━━━━━ Rows

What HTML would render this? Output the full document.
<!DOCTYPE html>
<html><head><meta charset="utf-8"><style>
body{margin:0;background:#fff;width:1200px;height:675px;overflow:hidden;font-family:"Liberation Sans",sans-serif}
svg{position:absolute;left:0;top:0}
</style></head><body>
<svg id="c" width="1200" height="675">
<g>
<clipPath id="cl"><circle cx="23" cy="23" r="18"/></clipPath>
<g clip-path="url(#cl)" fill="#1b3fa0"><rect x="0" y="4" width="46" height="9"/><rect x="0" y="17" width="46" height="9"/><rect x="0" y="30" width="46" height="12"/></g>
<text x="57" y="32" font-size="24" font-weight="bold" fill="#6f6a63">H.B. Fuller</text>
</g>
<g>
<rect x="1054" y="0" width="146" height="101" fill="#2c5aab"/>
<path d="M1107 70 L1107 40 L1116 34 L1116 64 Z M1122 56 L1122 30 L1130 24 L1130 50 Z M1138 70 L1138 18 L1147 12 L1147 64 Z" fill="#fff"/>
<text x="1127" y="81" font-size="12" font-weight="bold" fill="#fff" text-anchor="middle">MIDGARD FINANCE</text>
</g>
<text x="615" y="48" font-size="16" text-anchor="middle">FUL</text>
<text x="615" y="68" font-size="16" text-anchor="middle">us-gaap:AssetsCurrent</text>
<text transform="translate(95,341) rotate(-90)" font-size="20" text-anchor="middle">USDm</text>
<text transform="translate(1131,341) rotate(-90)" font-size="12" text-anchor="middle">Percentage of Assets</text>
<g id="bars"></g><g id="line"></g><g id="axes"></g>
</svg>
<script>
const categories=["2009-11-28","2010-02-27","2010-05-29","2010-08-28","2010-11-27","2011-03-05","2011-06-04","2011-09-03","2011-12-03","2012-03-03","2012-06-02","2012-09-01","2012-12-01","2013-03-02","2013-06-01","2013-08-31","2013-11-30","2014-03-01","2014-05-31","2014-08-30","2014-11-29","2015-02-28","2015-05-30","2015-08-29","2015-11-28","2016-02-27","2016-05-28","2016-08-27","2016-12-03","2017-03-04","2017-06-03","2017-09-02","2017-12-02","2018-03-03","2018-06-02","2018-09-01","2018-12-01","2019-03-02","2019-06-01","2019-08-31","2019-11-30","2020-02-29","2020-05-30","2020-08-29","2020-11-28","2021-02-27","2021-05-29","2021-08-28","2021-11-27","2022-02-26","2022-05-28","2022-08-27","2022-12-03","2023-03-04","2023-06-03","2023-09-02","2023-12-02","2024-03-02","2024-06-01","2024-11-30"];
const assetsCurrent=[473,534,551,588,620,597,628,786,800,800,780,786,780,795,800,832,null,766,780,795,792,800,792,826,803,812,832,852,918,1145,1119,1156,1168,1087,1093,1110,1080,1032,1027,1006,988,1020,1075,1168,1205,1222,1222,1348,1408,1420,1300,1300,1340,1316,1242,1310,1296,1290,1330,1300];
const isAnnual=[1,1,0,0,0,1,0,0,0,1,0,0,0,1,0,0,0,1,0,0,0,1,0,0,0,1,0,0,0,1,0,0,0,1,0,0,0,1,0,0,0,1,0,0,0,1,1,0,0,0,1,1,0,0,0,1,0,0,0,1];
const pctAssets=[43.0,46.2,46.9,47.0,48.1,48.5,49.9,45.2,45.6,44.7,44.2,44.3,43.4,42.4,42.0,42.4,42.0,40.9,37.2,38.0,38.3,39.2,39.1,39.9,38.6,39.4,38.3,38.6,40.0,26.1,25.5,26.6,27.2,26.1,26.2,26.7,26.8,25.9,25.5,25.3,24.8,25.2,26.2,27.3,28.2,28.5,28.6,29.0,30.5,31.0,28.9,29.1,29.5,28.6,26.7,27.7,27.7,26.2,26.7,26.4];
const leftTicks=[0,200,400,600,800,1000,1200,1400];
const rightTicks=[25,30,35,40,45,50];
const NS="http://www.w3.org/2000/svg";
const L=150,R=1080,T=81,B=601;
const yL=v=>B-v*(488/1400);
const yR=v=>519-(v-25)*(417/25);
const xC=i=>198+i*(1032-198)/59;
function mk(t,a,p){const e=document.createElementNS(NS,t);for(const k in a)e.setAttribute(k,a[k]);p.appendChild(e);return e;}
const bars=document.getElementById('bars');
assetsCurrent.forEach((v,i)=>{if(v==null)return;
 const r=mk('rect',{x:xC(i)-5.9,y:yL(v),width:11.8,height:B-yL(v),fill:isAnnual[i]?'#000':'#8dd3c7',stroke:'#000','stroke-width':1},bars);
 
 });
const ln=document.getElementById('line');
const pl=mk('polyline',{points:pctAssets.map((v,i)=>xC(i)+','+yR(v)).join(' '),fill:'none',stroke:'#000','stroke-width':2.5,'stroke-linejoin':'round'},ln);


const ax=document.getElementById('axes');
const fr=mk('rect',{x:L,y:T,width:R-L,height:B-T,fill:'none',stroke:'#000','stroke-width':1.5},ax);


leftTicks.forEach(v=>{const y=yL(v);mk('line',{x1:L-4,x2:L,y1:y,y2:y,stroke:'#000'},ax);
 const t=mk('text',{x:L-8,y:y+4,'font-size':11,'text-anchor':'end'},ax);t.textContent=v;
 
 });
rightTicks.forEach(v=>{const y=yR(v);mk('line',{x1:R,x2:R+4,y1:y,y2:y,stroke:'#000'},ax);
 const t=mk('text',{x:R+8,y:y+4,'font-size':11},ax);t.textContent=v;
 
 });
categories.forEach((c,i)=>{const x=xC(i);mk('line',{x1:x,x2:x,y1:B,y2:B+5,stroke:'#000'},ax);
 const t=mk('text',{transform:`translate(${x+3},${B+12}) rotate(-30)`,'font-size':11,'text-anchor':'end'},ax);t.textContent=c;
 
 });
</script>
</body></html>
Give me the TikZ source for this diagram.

━━━━━━━━━━

Reproduce the full set of records precisely.

== Solved exercise ==
What HTML would render this? Output the full document.
<!DOCTYPE html>
<html><head><meta charset="utf-8"><style>
body{margin:0;background:#fff;width:1200px;height:675px;overflow:hidden;font-family:"Liberation Sans",sans-serif}
svg{position:absolute;left:0;top:0}
</style></head><body>
<svg id="c" width="1200" height="675">
<g>
<clipPath id="cl"><circle cx="23" cy="23" r="18"/></clipPath>
<g clip-path="url(#cl)" fill="#1b3fa0"><rect x="0" y="4" width="46" height="9"/><rect x="0" y="17" width="46" height="9"/><rect x="0" y="30" width="46" height="12"/></g>
<text x="57" y="32" font-size="24" font-weight="bold" fill="#6f6a63">H.B. Fuller</text>
</g>
<g>
<rect x="1054" y="0" width="146" height="101" fill="#2c5aab"/>
<path d="M1107 70 L1107 40 L1116 34 L1116 64 Z M1122 56 L1122 30 L1130 24 L1130 50 Z M1138 70 L1138 18 L1147 12 L1147 64 Z" fill="#fff"/>
<text x="1127" y="81" font-size="12" font-weight="bold" fill="#fff" text-anchor="middle">MIDGARD FINANCE</text>
</g>
<text x="615" y="48" font-size="16" text-anchor="middle">FUL</text>
<text x="615" y="68" font-size="16" text-anchor="middle">us-gaap:AssetsCurrent</text>
<text transform="translate(95,341) rotate(-90)" font-size="20" text-anchor="middle">USDm</text>
<text transform="translate(1131,341) rotate(-90)" font-size="12" text-anchor="middle">Percentage of Assets</text>
<g id="bars"></g><g id="line"></g><g id="axes"></g>
</svg>
<script>
const categories=["2009-11-28","2010-02-27","2010-05-29","2010-08-28","2010-11-27","2011-03-05","2011-06-04","2011-09-03","2011-12-03","2012-03-03","2012-06-02","2012-09-01","2012-12-01","2013-03-02","2013-06-01","2013-08-31","2013-11-30","2014-03-01","2014-05-31","2014-08-30","2014-11-29","2015-02-28","2015-05-30","2015-08-29","2015-11-28","2016-02-27","2016-05-28","2016-08-27","2016-12-03","2017-03-04","2017-06-03","2017-09-02","2017-12-02","2018-03-03","2018-06-02","2018-09-01","2018-12-01","2019-03-02","2019-06-01","2019-08-31","2019-11-30","2020-02-29","2020-05-30","2020-08-29","2020-11-28","2021-02-27","2021-05-29","2021-08-28","2021-11-27","2022-02-26","2022-05-28","2022-08-27","2022-12-03","2023-03-04","2023-06-03","2023-09-02","2023-12-02","2024-03-02","2024-06-01","2024-11-30"];
const assetsCurrent=[473,534,551,588,620,597,628,786,800,800,780,786,780,795,800,832,null,766,780,795,792,800,792,826,803,812,832,852,918,1145,1119,1156,1168,1087,1093,1110,1080,1032,1027,1006,988,1020,1075,1168,1205,1222,1222,1348,1408,1420,1300,1300,1340,1316,1242,1310,1296,1290,1330,1300];
const isAnnual=[1,1,0,0,0,1,0,0,0,1,0,0,0,1,0,0,0,1,0,0,0,1,0,0,0,1,0,0,0,1,0,0,0,1,0,0,0,1,0,0,0,1,0,0,0,1,1,0,0,0,1,1,0,0,0,1,0,0,0,1];
const pctAssets=[43.0,46.2,46.9,47.0,48.1,48.5,49.9,45.2,45.6,44.7,44.2,44.3,43.4,42.4,42.0,42.4,42.0,40.9,37.2,38.0,38.3,39.2,39.1,39.9,38.6,39.4,38.3,38.6,40.0,26.1,25.5,26.6,27.2,26.1,26.2,26.7,26.8,25.9,25.5,25.3,24.8,25.2,26.2,27.3,28.2,28.5,28.6,29.0,30.5,31.0,28.9,29.1,29.5,28.6,26.7,27.7,27.7,26.2,26.7,26.4];
const leftTicks=[0,200,400,600,800,1000,1200,1400];
const rightTicks=[25,30,35,40,45,50];
const NS="http://www.w3.org/2000/svg";
const L=150,R=1080,T=81,B=601;
const yL=v=>B-v*(488/1400);
const yR=v=>519-(v-25)*(417/25);
const xC=i=>198+i*(1032-198)/59;
function mk(t,a,p){const e=document.createElementNS(NS,t);for(const k in a)e.setAttribute(k,a[k]);p.appendChild(e);return e;}
const bars=document.getElementById('bars');
assetsCurrent.forEach((v,i)=>{if(v==null)return;
 const r=mk('rect',{x:xC(i)-5.9,y:yL(v),width:11.8,height:B-yL(v),fill:isAnnual[i]?'#000':'#8dd3c7',stroke:'#000','stroke-width':1},bars);
 
 });
const ln=document.getElementById('line');
const pl=mk('polyline',{points:pctAssets.map((v,i)=>xC(i)+','+yR(v)).join(' '),fill:'none',stroke:'#000','stroke-width':2.5,'stroke-linejoin':'round'},ln);


const ax=document.getElementById('axes');
const fr=mk('rect',{x:L,y:T,width:R-L,height:B-T,fill:'none',stroke:'#000','stroke-width':1.5},ax);


leftTicks.forEach(v=>{const y=yL(v);mk('line',{x1:L-4,x2:L,y1:y,y2:y,stroke:'#000'},ax);
 const t=mk('text',{x:L-8,y:y+4,'font-size':11,'text-anchor':'end'},ax);t.textContent=v;
 
 });
rightTicks.forEach(v=>{const y=yR(v);mk('line',{x1:R,x2:R+4,y1:y,y2:y,stroke:'#000'},ax);
 const t=mk('text',{x:R+8,y:y+4,'font-size':11},ax);t.textContent=v;
 
 });
categories.forEach((c,i)=>{const x=xC(i);mk('line',{x1:x,x2:x,y1:B,y2:B+5,stroke:'#000'},ax);
 const t=mk('text',{transform:`translate(${x+3},${B+12}) rotate(-30)`,'font-size':11,'text-anchor':'end'},ax);t.textContent=c;
 
 });
</script>
</body></html>
Give me the TikZ source for this diagram.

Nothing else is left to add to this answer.